A la mañana siguiente, revisé la cocina. La botella había desaparecido. Me temblaban las manos al llamar a mi abogado y al banco. En cuestión de horas, aseguré mis cuentas, cambié las cerraduras y me preparé para irme.
Cuando lo confronté esa noche, intentó mantener la calma. “Solo quería ayudarte a relajarte”, dijo con dulzura.
Lo miré fijamente. “Querías controlarme”.
No dijo nada. El silencio fue su confesión.
Esa noche le dije que se fuera. Hizo la maleta, no dijo nada más y salió sin mirar atrás.
Las semanas siguientes fueron un torbellino de noches de insomnio y manos temblorosas. Solicité la anulación y presenté el informe clínico a la policía. Lo confirmaron todo. Eric desapareció poco después: sin rastro, sin nota, sin disculpa.

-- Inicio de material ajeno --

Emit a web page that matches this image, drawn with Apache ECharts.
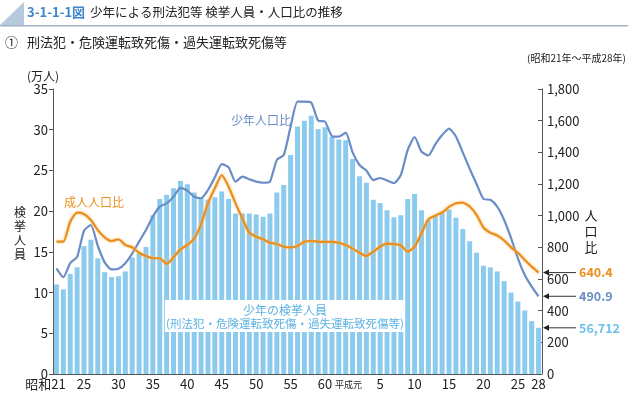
<!DOCTYPE html>
<html>
<head>
<meta charset="utf-8">
<script src="https://cdn.jsdelivr.net/npm/echarts@6/dist/echarts.min.js"></script>
<style>
html, body { margin: 0; padding: 0; background: #fff; }
#main { width: 628px; height: 396px; }
</style>
</head>
<body>
<div id="main"></div>
<script>
// 年次（昭和21年～平成28年）
const categories = [
  '昭和21','昭和22','昭和23','昭和24','昭和25','昭和26','昭和27','昭和28','昭和29','昭和30',
  '昭和31','昭和32','昭和33','昭和34','昭和35','昭和36','昭和37','昭和38','昭和39','昭和40',
  '昭和41','昭和42','昭和43','昭和44','昭和45','昭和46','昭和47','昭和48','昭和49','昭和50',
  '昭和51','昭和52','昭和53','昭和54','昭和55','昭和56','昭和57','昭和58','昭和59','昭和60',
  '昭和61','昭和62','昭和63','平成元','平成2','平成3','平成4','平成5','平成6','平成7',
  '平成8','平成9','平成10','平成11','平成12','平成13','平成14','平成15','平成16','平成17',
  '平成18','平成19','平成20','平成21','平成22','平成23','平成24','平成25','平成26','平成27',
  '平成28'
];

// 目盛りに出す年とその表示
const tickLabels = {
  '昭和21': '{f|昭和21}', '昭和25': '25', '昭和30': '30', '昭和35': '35', '昭和40': '40',
  '昭和45': '45', '昭和50': '50', '昭和55': '55', '昭和60': '60', '平成元': '{s|平成元}',
  '平成5': '5', '平成10': '10', '平成15': '15', '平成20': '20', '平成25': '25', '平成28': '28'
};

// 少年の検挙人員（万人）
const arrests = [
  11.0, 10.4, 12.3, 13.1, 15.7, 16.5, 14.2, 12.5, 11.9, 12.0,
  12.6, 14.3, 14.8, 15.6, 19.5, 21.5, 22.0, 22.8, 23.7, 23.3,
  22.3, 21.6, 21.4, 21.7, 22.4, 21.5, 19.7, 19.7, 19.7, 19.6,
  19.3, 19.7, 22.3, 23.2, 26.9, 30.4, 31.1, 31.7, 30.1, 30.3,
  29.1, 28.8, 28.7, 26.4, 24.3, 23.5, 21.4, 21.0, 20.1, 19.25,
  19.5, 21.5, 22.1, 20.1, 18.9, 19.4, 19.8, 20.2, 19.2, 17.8,
  16.3, 14.9, 13.3, 13.1, 12.6, 11.4, 10.0, 8.9, 7.8, 6.5,
  5.6712
];

// 少年人口比
const youthRate = [
  667, 611, 700, 740, 905, 941, 810, 705, 661, 665,
  700, 760, 836, 909, 994, 1057, 1078, 1120, 1175, 1158,
  1120, 1110, 1162, 1242, 1326, 1305, 1215, 1246, 1230, 1215,
  1208, 1215, 1352, 1383, 1562, 1720, 1720, 1714, 1600, 1594,
  1503, 1499, 1524, 1400, 1320, 1285, 1225, 1238, 1222, 1206,
  1257, 1415, 1497, 1404, 1380, 1450, 1509, 1550, 1500, 1400,
  1296, 1200, 1106, 1100, 1057, 973, 860, 731, 625, 552,
  490.9
];

// 成人人口比
const adultRate = [
  836, 836, 962, 1019, 1011, 973, 909, 863, 840, 851,
  815, 800, 766, 745, 731, 731, 695, 737, 787, 815,
  857, 945, 1078, 1173, 1257, 1183, 1078, 983, 892, 867,
  851, 829, 821, 804, 800, 808, 836, 840, 836, 834,
  834, 829, 815, 792, 766, 745, 773, 804, 823, 820,
  813, 773, 804, 889, 977, 1000, 1020, 1055, 1078, 1082,
  1058, 1005, 925, 892, 875, 843, 800, 766, 720, 678,
  640.4
];

const leftTicks = [0, 5, 10, 15, 20, 25, 30, 35];
const rightTicks = [0, 200, 400, 600, 800, 1000, 1200, 1400, 1600, 1800];

const FONT = '"Noto Sans CJK JP", "Noto Sans", sans-serif';
const BAR_COLOR = '#8ccbee';
const YOUTH_COLOR = '#6a8dc6';
const ADULT_COLOR = '#ea8e1c';

const gridLeft = 53, gridRight = 86, gridTop = 89, gridBottom = 22;

var myChart = echarts.init(document.getElementById('main'));

const option = {
  animation: false,
  textStyle: { fontFamily: FONT },
  grid: { left: gridLeft, right: gridRight, top: gridTop, bottom: gridBottom },
  xAxis: {
    type: 'category',
    data: categories,
    axisLine: { lineStyle: { color: '#555', width: 1 } },
    axisTick: { show: false },
    axisLabel: {
      interval: (idx, val) => tickLabels[val] !== undefined,
      formatter: val => tickLabels[val],
      color: '#222',
      fontSize: 13,
      margin: 4,
      rich: {
        f: { fontSize: 13, color: '#222', padding: [0, 22, 0, 0] },
        s: { fontSize: 9, color: '#222', padding: [2, 8, 0, 0] }
      }
    }
  },
  yAxis: [
    {
      type: 'value',
      min: leftTicks[0],
      max: leftTicks[leftTicks.length - 1],
      interval: 5,
      axisLine: { show: true, lineStyle: { color: '#555' } },
      axisTick: { show: true, length: 4, lineStyle: { color: '#555' } },
      axisLabel: { color: '#222', fontSize: 13, margin: 5 },
      splitLine: { show: false }
    },
    {
      type: 'value',
      min: rightTicks[0],
      max: rightTicks[rightTicks.length - 1],
      interval: 200,
      axisLine: { show: true, lineStyle: { color: '#555' } },
      axisTick: { show: true, inside: true, length: 4, lineStyle: { color: '#555' } },
      axisLabel: {
        color: '#222', fontSize: 13, margin: 5,
        formatter: v => v.toLocaleString('en-US')
      },
      splitLine: { show: false }
    }
  ],
  series: [
    {
      name: '少年の検挙人員',
      type: 'bar',
      yAxisIndex: 0,
      data: arrests,
      barWidth: 5,
      itemStyle: { color: BAR_COLOR },
      z: 1
    },
    {
      name: '少年人口比',
      type: 'line',
      yAxisIndex: 1,
      data: youthRate,
      symbol: 'none',
      smooth: 0.2,
      lineStyle: { color: YOUTH_COLOR, width: 2.2 },
      z: 3
    },
    {
      name: '成人人口比',
      type: 'line',
      yAxisIndex: 1,
      data: adultRate,
      symbol: 'none',
      smooth: 0.2,
      lineStyle: { color: ADULT_COLOR, width: 2.2, shadowColor: 'rgba(245,190,120,0.9)', shadowBlur: 3 },
      z: 4
    }
  ]
};

myChart.setOption(option);

// 右端の数値と矢印（最終年の値から位置を取る）
const last = categories.length - 1;
const axisX = 628 - gridRight;
const ends = [
  { y: myChart.convertToPixel({ yAxisIndex: 1 }, adultRate[last]), text: adultRate[last].toFixed(1), color: ADULT_COLOR },
  { y: myChart.convertToPixel({ yAxisIndex: 1 }, youthRate[last]), text: youthRate[last].toFixed(1), color: YOUTH_COLOR },
  { y: myChart.convertToPixel({ yAxisIndex: 0 }, arrests[last]), text: Math.round(arrests[last] * 10000).toLocaleString('en-US'), color: '#6cc0ea' }
];

const graphics = [
  // 見出し
  { type: 'polygon', shape: { points: [[0, 25], [24, 2], [24, 25]] }, style: { fill: '#b7c9dc' } },
  { type: 'rect', shape: { x: 0, y: 25, width: 628, height: 1.5 }, style: { fill: '#9fb2c6' } },
  { type: 'text', x: 27, y: 12, style: { text: '3-1-1-1図', fill: '#3f86c8', font: 'bold 13px ' + FONT, textVerticalAlign: 'middle' } },
  { type: 'text', x: 90, y: 12, style: { text: '少年による刑法犯等 検挙人員・人口比の推移', fill: '#222', font: '12.5px ' + FONT, textVerticalAlign: 'middle' } },
  { type: 'text', x: 5, y: 42, style: { text: '①', fill: '#222', font: '13px ' + FONT, textVerticalAlign: 'middle' } },
  { type: 'text', x: 27, y: 42, style: { text: '刑法犯・危険運転致死傷・過失運転致死傷等', fill: '#222', font: '13px ' + FONT, textVerticalAlign: 'middle' } },
  { type: 'text', x: 626, y: 58, style: { text: '(昭和21年～平成28年)', fill: '#222', font: '10px ' + FONT, textAlign: 'right', textVerticalAlign: 'middle' } },
  // 軸の名前
  { type: 'text', x: 27, y: 76, style: { text: '(万人)', fill: '#222', font: '12px ' + FONT, textVerticalAlign: 'middle' } },
  { type: 'text', x: 20, y: 205, style: { text: '検\n挙\n人\n員', fill: '#222', font: '12px ' + FONT, textAlign: 'center', lineHeight: 14 } },
  { type: 'text', x: 591, y: 207, style: { text: '人\n口\n比', fill: '#222', font: '13px ' + FONT, textAlign: 'center', lineHeight: 16 } },
  // 系列名
  { type: 'text', x: 231, y: 120, style: { text: '少年人口比', fill: YOUTH_COLOR, font: '12px ' + FONT, textVerticalAlign: 'middle' } },
  { type: 'text', x: 64, y: 202, style: { text: '成人人口比', fill: ADULT_COLOR, font: '12px ' + FONT, textVerticalAlign: 'middle' } },
  { type: 'rect', shape: { x: 165, y: 300, width: 239, height: 32 }, style: { fill: '#fff' }, z: 10 },
  { type: 'text', x: 285, y: 310, z: 11, style: { text: '少年の検挙人員', fill: '#5fb3e3', font: '12px ' + FONT, textAlign: 'center', textVerticalAlign: 'middle' } },
  { type: 'text', x: 285, y: 324, z: 11, style: { text: '(刑法犯・危険運転致死傷・過失運転致死傷等)', fill: '#5fb3e3', font: '11.5px ' + FONT, textAlign: 'center', textVerticalAlign: 'middle' } }
];

ends.forEach(e => {
  graphics.push({ type: 'line', shape: { x1: axisX + 4, y1: e.y, x2: axisX + 34, y2: e.y }, style: { stroke: '#333', lineWidth: 1 }, z: 10 });
  graphics.push({ type: 'polygon', shape: { points: [[axisX + 1, e.y], [axisX + 7, e.y - 3], [axisX + 7, e.y + 3]] }, style: { fill: '#222' }, z: 10 });
  graphics.push({ type: 'text', x: axisX + 37, y: e.y, z: 10, style: { text: e.text, fill: e.color, font: 'bold 12.5px ' + FONT, textVerticalAlign: 'middle' } });
});

myChart.setOption({ graphic: graphics });
</script>
</body>
</html>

Durante meses, viví como un fantasma. No podía confiar en mi reflejo, ni en mis pensamientos, ni en mis recuerdos. Cada noche, me obligaba a caminar por la playa y respirar. Una y otra vez, susurraba una frase: «Ya estás despierto. Mantente despierto».

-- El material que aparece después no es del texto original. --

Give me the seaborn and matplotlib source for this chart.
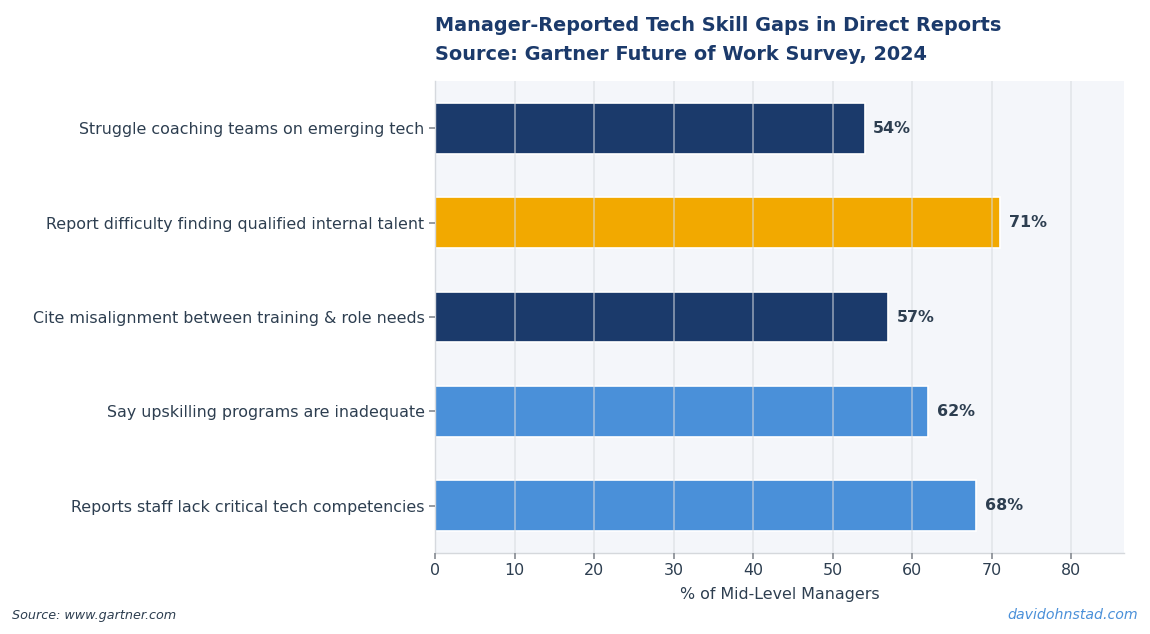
import matplotlib
matplotlib.use("Agg")
import matplotlib.pyplot as plt
import seaborn as sns
import pandas as pd

categories = [
    "Struggle coaching teams on emerging tech",
    "Report difficulty finding qualified internal talent",
    "Cite misalignment between training & role needs",
    "Say upskilling programs are inadequate",
    "Reports staff lack critical tech competencies",
]
values = [54, 71, 57, 62, 68]
bar_colors = ["#1b3a6b", "#f2a900", "#1b3a6b", "#4a90d9", "#4a90d9"]

title = "Manager-Reported Tech Skill Gaps in Direct Reports\nSource: Gartner Future of Work Survey, 2024"
xlabel = "% of Mid-Level Managers"
source_text = "Source: www.gartner.com"
credit_text = "davidohnstad.com"

sns.set_theme(style="white")
plt.rcParams["font.family"] = ["DejaVu Sans"]

df = pd.DataFrame({"category": categories, "value": values})

fig = plt.figure(figsize=(11.5, 6.34), dpi=100)
ax = fig.add_axes([435 / 1150, 1 - 553 / 634, (1124 - 435) / 1150, (553 - 81) / 634])
ax.set_facecolor("#f4f6fa")

sns.barplot(data=df, x="value", y="category", hue="category", palette=bar_colors,
            legend=False, orient="h", width=0.54, edgecolor="white", linewidth=1.2, ax=ax,
            order=categories, hue_order=categories, saturation=1)

ax.set_xlim(0, max(values) * 1.22)
ax.set_xticks(range(0, 90, 10))
ax.grid(axis="x", color="#d8dbe0", linewidth=1.2, alpha=0.6)
ax.set_axisbelow(False)

for s in ["top", "right"]:
    ax.spines[s].set_visible(False)
for s in ["left", "bottom"]:
    ax.spines[s].set_color("#d5d8dc")
    ax.spines[s].set_linewidth(1)

ax.tick_params(axis="both", which="both", length=4, color="#8a8f96", labelsize=11.4,
               labelcolor="#2d3e50", left=True, bottom=True)
ax.set_ylabel("")
ax.set_xlabel(xlabel, fontsize=11.4, color="#2d3e50", labelpad=6)

for i, v in enumerate(values):
    ax.text(v + 1.1, i, f"{v}%", va="center", ha="left", fontsize=11.4,
            fontweight="bold", color="#2d3e50")

ax.set_title(title, loc="left", fontsize=13.9, fontweight="bold", color="#1b3a6b",
             pad=15, linespacing=1.68)

fig.text(12 / 1150, 1 - 615 / 634, source_text, ha="left", va="center", fontsize=9.2,
         style="italic", color="#2d3e50")
fig.text(1138 / 1150, 1 - 615 / 634, credit_text, ha="right", va="center", fontsize=10.2,
         style="italic", color="#4a90d9")

fig.savefig("out.png", dpi=100)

Poco a poco, el miedo empezó a desvanecerse. Vendí mi antigua casa y me mudé a una pequeña cabaña en la costa. Empecé un círculo de yoga para mujeres de mi edad, no para sentirme joven de nuevo, sino para aprender a mantener la cabeza en alto. Hablamos, reímos, nos estiramos, sanamos.

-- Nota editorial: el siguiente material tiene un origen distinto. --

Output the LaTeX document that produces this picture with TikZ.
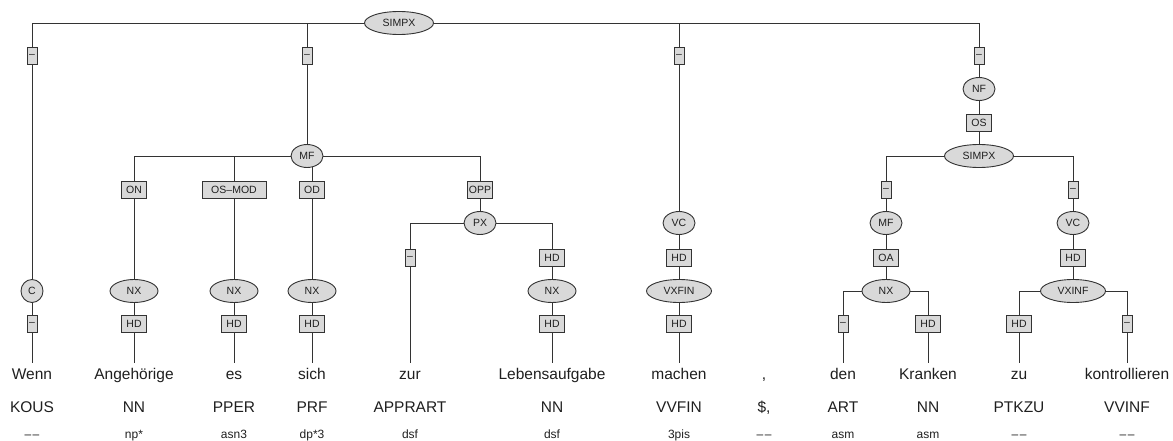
\documentclass[tikz,border=0pt]{standalone}
\usepackage{fontspec}
\setmainfont{Liberation Sans}
\usetikzlibrary{shapes.geometric,backgrounds}
\definecolor{edgegray}{HTML}{333333}
\definecolor{nodegray}{HTML}{D9D9D9}
\newcommand\nomorph{\textendash\kern1.5pt\textendash}
\begin{document}
\begin{tikzpicture}[x=1pt,y=-1pt,
  every node/.style={text=black!88,font=\fontsize{10.5}{12}\selectfont},
  cat/.style={ellipse,draw=edgegray,fill=nodegray,line width=.9pt,minimum width=32pt,minimum height=23pt,inner sep=0pt},
  fnbox/.style={rectangle,draw=edgegray,fill=nodegray,line width=.9pt,minimum width=25pt,minimum height=17pt,inner sep=1pt},
  nofn/.style={fnbox,minimum width=10pt},
  word/.style={font=\fontsize{15.5}{18}\selectfont,anchor=base,text height=11pt,text depth=3pt,inner ysep=5pt},
  postag/.style={font=\fontsize{15.5}{18}\selectfont,anchor=base},
  morph/.style={font=\fontsize{12}{14}\selectfont,anchor=base},
  link/.style={draw=edgegray,line width=.9pt}]
  \useasboundingbox (0,0) rectangle (1173,441);
  % root
  \node[cat,minimum width=69pt] (simpx) at (399,23) {SIMPX};
  \node[nofn] (f1) at (32,56) {\textendash};
  \node[nofn] (f2) at (307,56) {\textendash};
  \node[nofn] (f3) at (679,56) {\textendash};
  \node[nofn] (f4) at (979,56) {\textendash};
  % Wenn
  \node[cat,minimum width=22pt] (c) at (32,291) {C};
  \node[nofn] (c1) at (32,324) {\textendash};
  % Mittelfeld
  \node[cat] (mf) at (307,156) {MF};
  \node[fnbox] (on) at (134,190) {ON};
  \node[fnbox,minimum width=64pt] (osmod) at (234,190) {OS\textendash MOD};
  \node[fnbox] (od) at (312,190) {OD};
  \node[fnbox] (opp) at (480,190) {OPP};
  \node[cat,minimum width=48pt] (nx1) at (134,291) {NX};
  \node[fnbox] (hd1) at (134,324) {HD};
  \node[cat,minimum width=48pt] (nx2) at (234,291) {NX};
  \node[fnbox] (hd2) at (234,324) {HD};
  \node[cat,minimum width=48pt] (nx3) at (312,291) {NX};
  \node[fnbox] (hd3) at (312,324) {HD};
  \node[cat] (px) at (480,223) {PX};
  \node[nofn] (nz) at (410,258) {\textendash};
  \node[fnbox] (hdl) at (552,258) {HD};
  \node[cat,minimum width=48pt] (nx4) at (552,291) {NX};
  \node[fnbox] (hd4) at (552,324) {HD};
  % machen
  \node[cat] (vc1) at (679,223) {VC};
  \node[fnbox] (hdv) at (679,258) {HD};
  \node[cat,minimum width=65pt] (vxfin) at (679,291) {VXFIN};
  \node[fnbox] (hd5) at (679,324) {HD};
  % Nachfeld
  \node[cat] (nf) at (979,89) {NF};
  \node[fnbox] (os) at (979,123) {OS};
  \node[cat,minimum width=69pt] (simpx2) at (979,156) {SIMPX};
  \node[nofn] (f5) at (886,190) {\textendash};
  \node[cat] (mf2) at (886,223) {MF};
  \node[fnbox] (oa) at (886,258) {OA};
  \node[cat,minimum width=48pt] (nx5) at (886,291) {NX};
  \node[nofn] (f6) at (843,324) {\textendash};
  \node[fnbox] (hd6) at (928,324) {HD};
  \node[nofn] (f7) at (1073,190) {\textendash};
  \node[cat] (vc2) at (1073,223) {VC};
  \node[fnbox] (hd7) at (1073,258) {HD};
  \node[cat,minimum width=65pt] (vxinf) at (1073,291) {VXINF};
  \node[fnbox] (hd8) at (1019,324) {HD};
  \node[nofn] (f8) at (1127,324) {\textendash};
  % terminals
  \foreach \x/\w/\p/\m [count=\i] in {32/Wenn/KOUS/\nomorph,
      134/Angehörige/NN/np*, 234/es/PPER/asn3, 312/sich/PRF/dp*3,
      410/zur/APPRART/dsf, 552/Lebensaufgabe/NN/dsf, 679/machen/VVFIN/3pis,
      {764/{,}/{\$,}/\nomorph}, 843/den/ART/asm, 928/Kranken/NN/asm,
      1019/zu/PTKZU/\nomorph, 1127/kontrollieren/VVINF/\nomorph} {
    \node[word] (w\i) at (\x,379) {\w};
    \node[postag] (p\i) at (\x,412) {\p};
    \node[morph] (m\i) at (\x,438) {\m};
  }
  \begin{scope}[on background layer]
    \foreach \a/\b in {f1/simpx,f2/simpx,f3/simpx,f4/simpx,c/f1,c1/c,
        mf/f2,on/mf,osmod/mf,od/mf,opp/mf,nx1/on,hd1/nx1,nx2/osmod,hd2/nx2,
        nx3/od,hd3/nx3,px/opp,nz/px,hdl/px,nx4/hdl,hd4/nx4,
        vc1/f3,hdv/vc1,vxfin/hdv,hd5/vxfin,
        nf/f4,os/nf,simpx2/os,f5/simpx2,f7/simpx2,
        mf2/f5,oa/mf2,nx5/oa,f6/nx5,hd6/nx5,
        vc2/f7,hd7/vc2,vxinf/hd7,hd8/vxinf,f8/vxinf}
      \draw[link] (\a.center) |- (\b.center);
    \foreach \a/\b in {c1/w1,hd1/w2,hd2/w3,hd3/w4,nz/w5,hd4/w6,hd5/w7,
        f6/w9,hd6/w10,hd8/w11,f8/w12}
      \draw[link] (\a.center) -- (\b.north);
  \end{scope}
\end{tikzpicture}
\end{document}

Ahora, a los sesenta y tres, por fin me siento yo misma de nuevo. Cada noche, preparo mi propia infusión con miel y manzanilla, nada más. Levanto la taza hacia la ventana, donde el mar brilla bajo la luz de la luna, y le susurro a mi reflejo:
“A la mujer que dejó de dormir a través de su propia vida”.
Y por primera vez en años, bebo en paz, no para olvidar, sino para recordar quién soy.